# Problem statement
Copy exactly, and only, the lines between the start of the entries below and the line containing "import matplotlib.pyplot as plt", both inclusive. Omit pictures.
● ● ● ● ●
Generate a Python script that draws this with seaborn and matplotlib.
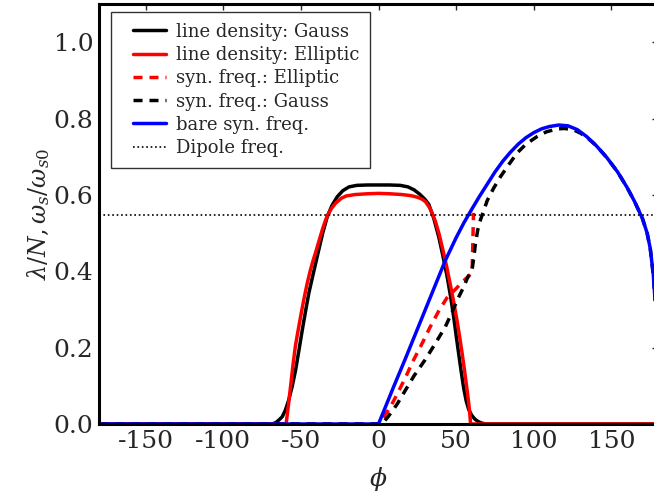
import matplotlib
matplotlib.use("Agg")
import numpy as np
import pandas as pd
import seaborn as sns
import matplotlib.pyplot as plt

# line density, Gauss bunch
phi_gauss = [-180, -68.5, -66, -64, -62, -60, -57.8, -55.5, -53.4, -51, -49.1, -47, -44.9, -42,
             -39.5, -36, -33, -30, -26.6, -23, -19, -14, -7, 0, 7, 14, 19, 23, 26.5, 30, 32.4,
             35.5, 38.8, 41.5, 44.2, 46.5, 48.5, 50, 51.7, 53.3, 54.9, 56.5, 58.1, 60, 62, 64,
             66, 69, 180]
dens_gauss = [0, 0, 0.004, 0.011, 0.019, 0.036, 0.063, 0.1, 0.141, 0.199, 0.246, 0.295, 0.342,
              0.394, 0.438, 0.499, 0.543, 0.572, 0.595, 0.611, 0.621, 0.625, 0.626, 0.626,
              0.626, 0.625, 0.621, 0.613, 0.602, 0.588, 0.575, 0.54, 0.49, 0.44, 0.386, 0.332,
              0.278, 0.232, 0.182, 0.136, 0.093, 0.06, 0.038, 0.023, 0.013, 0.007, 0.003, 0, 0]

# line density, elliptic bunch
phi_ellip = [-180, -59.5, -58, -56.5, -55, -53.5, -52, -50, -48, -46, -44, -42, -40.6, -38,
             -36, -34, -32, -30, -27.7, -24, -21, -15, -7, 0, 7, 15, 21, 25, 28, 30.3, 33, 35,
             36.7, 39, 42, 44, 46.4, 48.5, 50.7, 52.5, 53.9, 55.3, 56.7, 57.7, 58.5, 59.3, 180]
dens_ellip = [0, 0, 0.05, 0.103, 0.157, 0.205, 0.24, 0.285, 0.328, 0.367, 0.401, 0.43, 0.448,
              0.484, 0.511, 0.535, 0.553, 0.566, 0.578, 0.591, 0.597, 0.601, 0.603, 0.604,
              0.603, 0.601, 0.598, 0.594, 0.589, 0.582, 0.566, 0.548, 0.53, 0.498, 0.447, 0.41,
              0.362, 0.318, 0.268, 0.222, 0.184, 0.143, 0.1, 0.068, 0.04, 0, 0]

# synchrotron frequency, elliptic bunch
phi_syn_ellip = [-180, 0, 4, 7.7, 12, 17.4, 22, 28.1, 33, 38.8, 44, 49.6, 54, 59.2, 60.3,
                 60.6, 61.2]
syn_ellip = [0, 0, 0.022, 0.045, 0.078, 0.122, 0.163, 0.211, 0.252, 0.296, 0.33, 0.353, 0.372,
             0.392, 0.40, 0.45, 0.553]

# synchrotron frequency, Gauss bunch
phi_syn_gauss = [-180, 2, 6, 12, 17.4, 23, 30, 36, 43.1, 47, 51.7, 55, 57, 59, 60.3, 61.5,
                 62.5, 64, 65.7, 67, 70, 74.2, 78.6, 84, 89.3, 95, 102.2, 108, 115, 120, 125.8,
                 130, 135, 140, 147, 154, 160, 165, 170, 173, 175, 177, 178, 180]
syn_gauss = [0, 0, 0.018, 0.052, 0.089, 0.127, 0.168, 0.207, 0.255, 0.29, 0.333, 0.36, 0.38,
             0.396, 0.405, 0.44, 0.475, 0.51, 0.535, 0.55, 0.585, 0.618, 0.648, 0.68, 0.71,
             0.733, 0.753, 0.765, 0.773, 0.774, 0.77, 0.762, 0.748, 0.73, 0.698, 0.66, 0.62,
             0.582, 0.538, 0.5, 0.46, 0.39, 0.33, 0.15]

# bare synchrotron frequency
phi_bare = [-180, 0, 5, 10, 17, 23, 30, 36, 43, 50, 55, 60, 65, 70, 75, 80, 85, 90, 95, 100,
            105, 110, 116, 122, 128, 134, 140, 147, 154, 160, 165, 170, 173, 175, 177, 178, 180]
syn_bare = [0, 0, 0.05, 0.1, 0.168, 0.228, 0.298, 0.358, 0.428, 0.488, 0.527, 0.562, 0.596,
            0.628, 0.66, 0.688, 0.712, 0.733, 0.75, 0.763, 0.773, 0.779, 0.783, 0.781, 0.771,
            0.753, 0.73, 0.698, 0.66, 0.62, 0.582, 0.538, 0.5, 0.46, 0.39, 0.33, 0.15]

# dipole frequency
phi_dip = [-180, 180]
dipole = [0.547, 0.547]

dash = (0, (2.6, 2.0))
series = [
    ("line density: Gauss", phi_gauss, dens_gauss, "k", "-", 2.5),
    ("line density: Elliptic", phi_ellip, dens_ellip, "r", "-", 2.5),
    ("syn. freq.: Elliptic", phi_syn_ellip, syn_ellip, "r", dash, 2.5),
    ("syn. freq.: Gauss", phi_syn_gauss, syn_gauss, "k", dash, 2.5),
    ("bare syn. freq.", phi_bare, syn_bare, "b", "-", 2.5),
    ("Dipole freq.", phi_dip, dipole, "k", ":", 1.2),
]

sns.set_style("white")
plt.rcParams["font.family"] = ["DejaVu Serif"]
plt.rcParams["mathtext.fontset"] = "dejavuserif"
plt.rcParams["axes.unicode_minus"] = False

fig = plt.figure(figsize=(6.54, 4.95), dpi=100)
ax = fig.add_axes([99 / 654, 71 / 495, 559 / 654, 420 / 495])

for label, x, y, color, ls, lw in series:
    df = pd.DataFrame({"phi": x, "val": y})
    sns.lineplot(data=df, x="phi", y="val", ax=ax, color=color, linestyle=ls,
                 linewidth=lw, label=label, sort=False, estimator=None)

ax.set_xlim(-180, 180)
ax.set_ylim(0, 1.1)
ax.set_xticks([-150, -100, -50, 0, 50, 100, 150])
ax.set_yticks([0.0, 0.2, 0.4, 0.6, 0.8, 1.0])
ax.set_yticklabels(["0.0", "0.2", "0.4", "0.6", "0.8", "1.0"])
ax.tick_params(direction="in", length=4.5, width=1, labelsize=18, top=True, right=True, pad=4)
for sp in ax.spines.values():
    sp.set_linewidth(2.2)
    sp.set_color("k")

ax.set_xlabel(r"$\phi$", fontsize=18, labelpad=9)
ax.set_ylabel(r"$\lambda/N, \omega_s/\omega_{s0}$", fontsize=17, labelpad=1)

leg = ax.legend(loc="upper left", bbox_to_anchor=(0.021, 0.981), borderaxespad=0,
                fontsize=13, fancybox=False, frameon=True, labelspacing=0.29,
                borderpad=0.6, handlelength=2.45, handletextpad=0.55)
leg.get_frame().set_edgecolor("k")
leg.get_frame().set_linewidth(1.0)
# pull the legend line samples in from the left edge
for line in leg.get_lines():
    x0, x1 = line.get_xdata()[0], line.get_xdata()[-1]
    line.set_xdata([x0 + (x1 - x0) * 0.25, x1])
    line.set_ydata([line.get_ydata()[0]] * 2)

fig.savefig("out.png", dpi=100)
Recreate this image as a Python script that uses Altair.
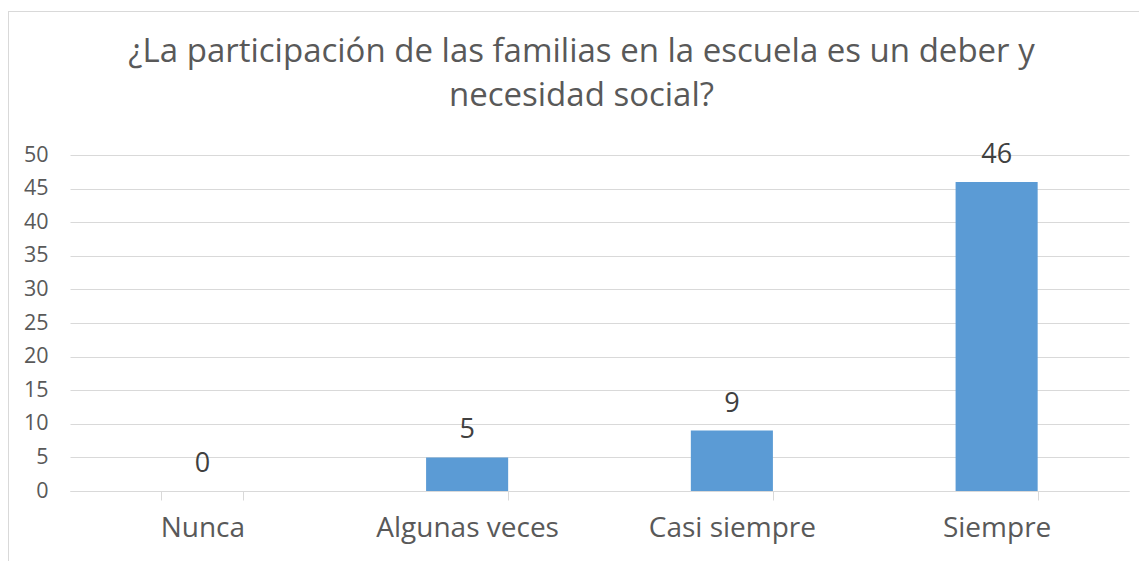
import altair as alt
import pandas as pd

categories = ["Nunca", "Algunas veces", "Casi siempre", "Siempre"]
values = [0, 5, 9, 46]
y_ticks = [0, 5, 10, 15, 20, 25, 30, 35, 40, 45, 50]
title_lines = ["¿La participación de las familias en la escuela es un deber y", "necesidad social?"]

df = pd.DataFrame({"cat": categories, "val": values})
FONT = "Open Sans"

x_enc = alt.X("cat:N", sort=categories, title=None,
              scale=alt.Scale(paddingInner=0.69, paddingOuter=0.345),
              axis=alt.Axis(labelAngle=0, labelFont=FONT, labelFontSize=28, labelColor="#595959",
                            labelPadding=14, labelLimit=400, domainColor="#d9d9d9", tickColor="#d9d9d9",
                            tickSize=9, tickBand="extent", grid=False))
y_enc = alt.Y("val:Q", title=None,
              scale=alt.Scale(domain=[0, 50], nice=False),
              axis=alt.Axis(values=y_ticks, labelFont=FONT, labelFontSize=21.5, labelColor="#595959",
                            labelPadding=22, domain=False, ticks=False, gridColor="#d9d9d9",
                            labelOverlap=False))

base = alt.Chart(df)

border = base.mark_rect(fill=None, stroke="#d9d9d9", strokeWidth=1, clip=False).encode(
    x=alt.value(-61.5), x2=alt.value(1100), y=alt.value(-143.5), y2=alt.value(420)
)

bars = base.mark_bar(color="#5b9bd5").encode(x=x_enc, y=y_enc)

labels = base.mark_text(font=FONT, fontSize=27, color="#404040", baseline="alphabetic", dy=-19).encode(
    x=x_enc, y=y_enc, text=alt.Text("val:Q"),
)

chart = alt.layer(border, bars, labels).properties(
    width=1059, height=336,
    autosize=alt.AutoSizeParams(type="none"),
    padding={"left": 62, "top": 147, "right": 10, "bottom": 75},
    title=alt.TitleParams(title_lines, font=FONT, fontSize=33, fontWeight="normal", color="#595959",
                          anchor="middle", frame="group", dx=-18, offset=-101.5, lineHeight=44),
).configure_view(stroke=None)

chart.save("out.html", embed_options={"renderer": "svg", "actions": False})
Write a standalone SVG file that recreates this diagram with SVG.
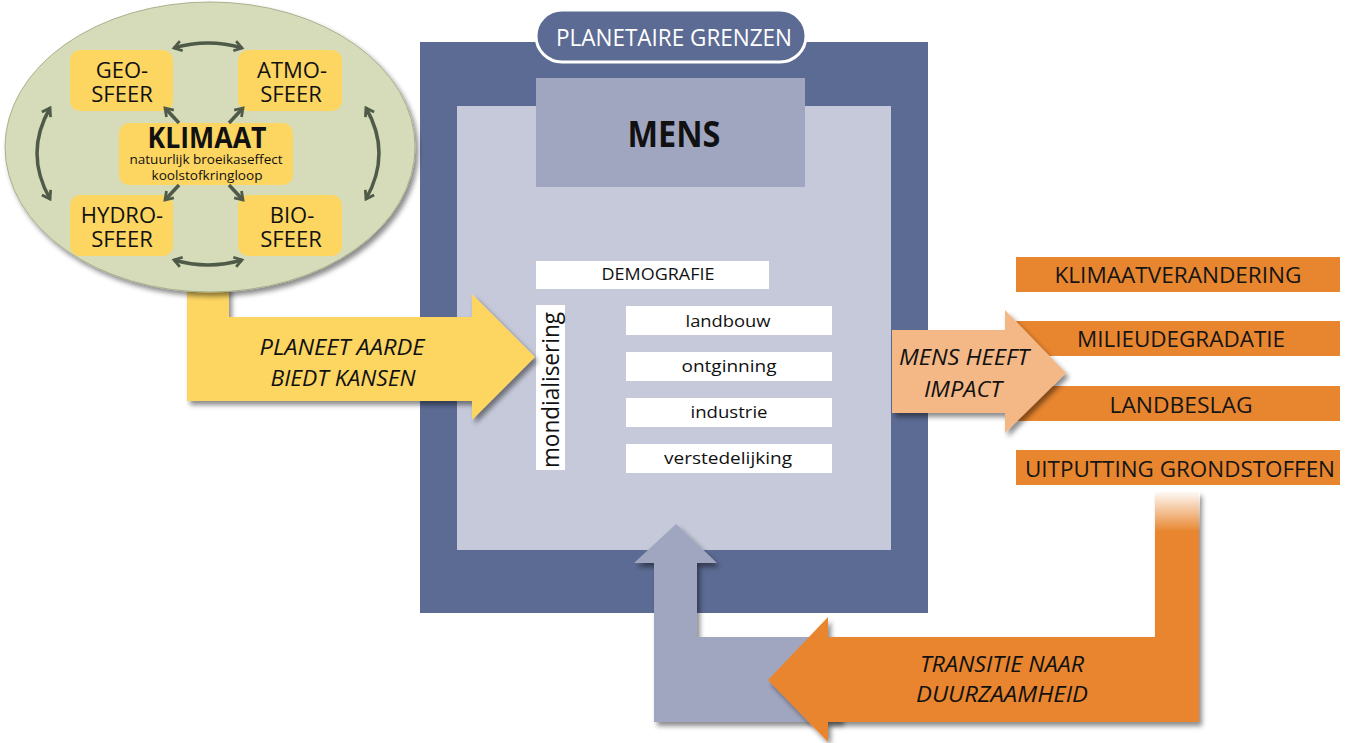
● ● ● ● ●
# Answer to the task
Generate a Python script that draws this with seaborn and matplotlib.
import matplotlib
matplotlib.use("Agg")
import numpy as np
import pandas as pd
import seaborn as sns
import matplotlib.pyplot as plt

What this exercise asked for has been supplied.